Around Christmas we had family in for almost a month and it distracted me from my turmoil for awhile. But then they left I was back at the same place again. Mad. I got to the point where I couldn't pray about it anymore. Literally, I would just yell in my car or make some string of unintelligible noises. I called it the deep groaning of my heart that couldn't be expressed with words. You'd probably call it childish.

For months I'd been feeling on the verge of something...And it was NOT a break through. More like a breakdown. Everyone was asking if Jeremiah had got a job and I could hear (real or imagined) disdain in their voices towards the man I love for not supporting his family. People would advise me on how to advise him. I told God that I was tired and I couldn't handle it anymore. I was honest! I know sometimes we can handle more and we just don't want to. But I was fighting deep anger. The anxiety and depression I used to know was knocking on my door. I literally, with all my heart, KNOW I needed a break through.
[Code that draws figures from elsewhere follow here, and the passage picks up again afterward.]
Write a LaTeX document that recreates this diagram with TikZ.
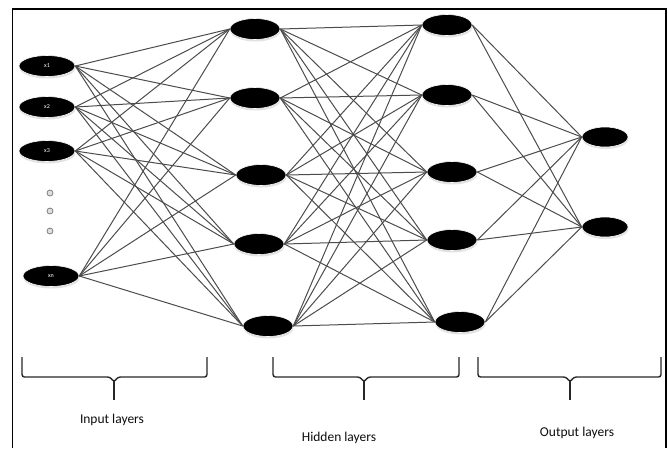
\documentclass[tikz,border=0pt]{standalone}
\usepackage{fontspec}
\setmainfont{Carlito}
\usetikzlibrary{shapes,calc,positioning,shadows}

\begin{document}
\begin{tikzpicture}[x=1pt,y=-1pt]
			\tikzstyle{every node}=[font=\fontsize{13.5}{15}\selectfont]
			\tikzstyle{neuron}=[ellipse, fill=black, draw=white, line width=0.6pt, inner sep=0pt,
				minimum width=50pt, minimum height=21pt,
				drop shadow={fill=gray!45, shadow xshift=0.5pt, shadow yshift=-2pt}]
			\tikzstyle{inneuron}=[neuron, minimum width=56pt, text=white, font=\fontsize{6}{7}\selectfont]
			\tikzstyle{outneuron}=[neuron, minimum width=46pt, minimum height=20pt]
			\tikzstyle{link}=[line width=1pt, gray!60!black]
			\tikzstyle{bracket}=[line width=1.4pt, gray!30!black, rounded corners=2.5pt]
			\useasboundingbox (0,0) rectangle (668,448);
			% frame
			\draw [line width=1.8pt] (12.5,448) -- (12.5,9) -- (666,9) -- (666,448);
			% input layer
			\node [inneuron] (i1) at (47,66) {x1};
			\node [inneuron] (i2) at (47,107) {x2};
			\node [inneuron] (i3) at (47,151) {x3};
			\node [inneuron] (i4) at (51,276) {xn};
			\foreach \y in {193,211,231}
				\draw [gray, fill=gray!25, line width=0.8pt] (50,\y) circle (3pt);
			% hidden layers
			\node [neuron] (a1) at (255,29) {};
			\node [neuron] (a2) at (255,98) {};
			\node [neuron] (a3) at (261,175) {};
			\node [neuron] (a4) at (259,244) {};
			\node [neuron] (a5) at (268,326) {};
			\node [neuron] (b1) at (447,25) {};
			\node [neuron] (b2) at (447,95) {};
			\node [neuron] (b3) at (452,172) {};
			\node [neuron] (b4) at (452,240) {};
			\node [neuron] (b5) at (460,322) {};
			% output layer
			\node [outneuron] (o1) at (605,137) {};
			\node [outneuron] (o2) at (605,227) {};
			% connections
			\foreach \i in {1,...,4}
				\foreach \j in {1,...,5}
					\draw [link] (i\i.east) -- (a\j.west);
			\foreach \i in {1,...,5}
				\foreach \j in {1,...,5}
					\draw [link] (a\i.east) -- (b\j.west);
			\foreach \i in {1,...,5}
				\foreach \j in {1,2}
					\draw [link] (b\i.east) -- (o\j.west);
			% brackets
			\draw [bracket] (22,357) -- (22,377) -- (110,377) -- (114,382) -- (118,377) -- (207,377) -- (207,357);
			\draw [line width=1.4pt, gray!30!black] (114,381) -- (114,400);
			\draw [bracket] (273,357) -- (273,377) -- (360,377) -- (364,382) -- (368,377) -- (459,377) -- (459,357);
			\draw [line width=1.4pt, gray!30!black] (364,381) -- (364,400);
			\draw [bracket] (478,357) -- (478,377) -- (566,377) -- (570,382) -- (574,377) -- (661,377) -- (661,357);
			\draw [line width=1.4pt, gray!30!black] (570,381) -- (570,400);
			% labels
			\node [gray!10!black] (lin) at (112,420) {Input layers};
			\node [gray!10!black] (lhid) at (339,438) {Hidden layers};
			\node [gray!10!black] (lout) at (577,433) {Output layers};
	\end{tikzpicture}
\end{document}
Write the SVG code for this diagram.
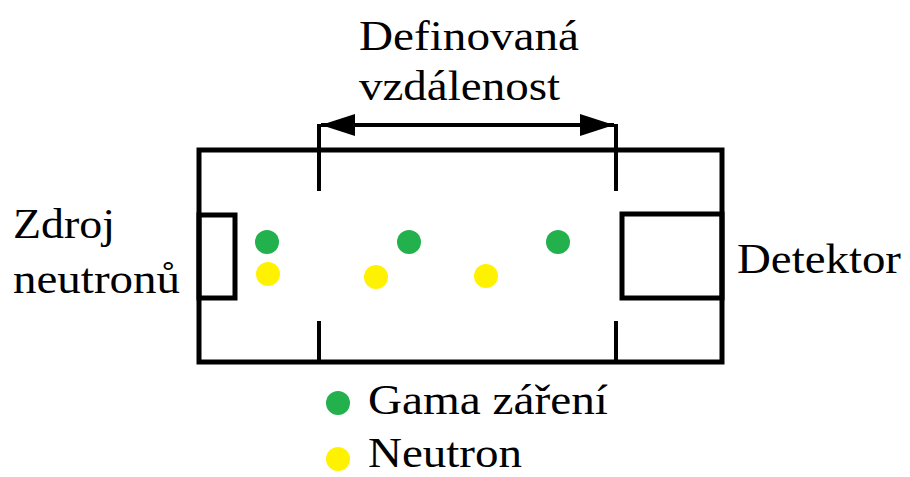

So, I asked. And I received. Morning came. Thank you God!

When the Lord withholds you deep heart desires (and I'm not speaking of frivolous wants, but real serious legitimate desires of the heart)...And you haven't been giving the Lord what He deserves...You might get a darkness of your own. Or maybe the darkness didn't have to be darkness if I'd been in a right state of heart. Food for my thoughts and yours.

Happier reading to come :) Happy Mother's Day to alL!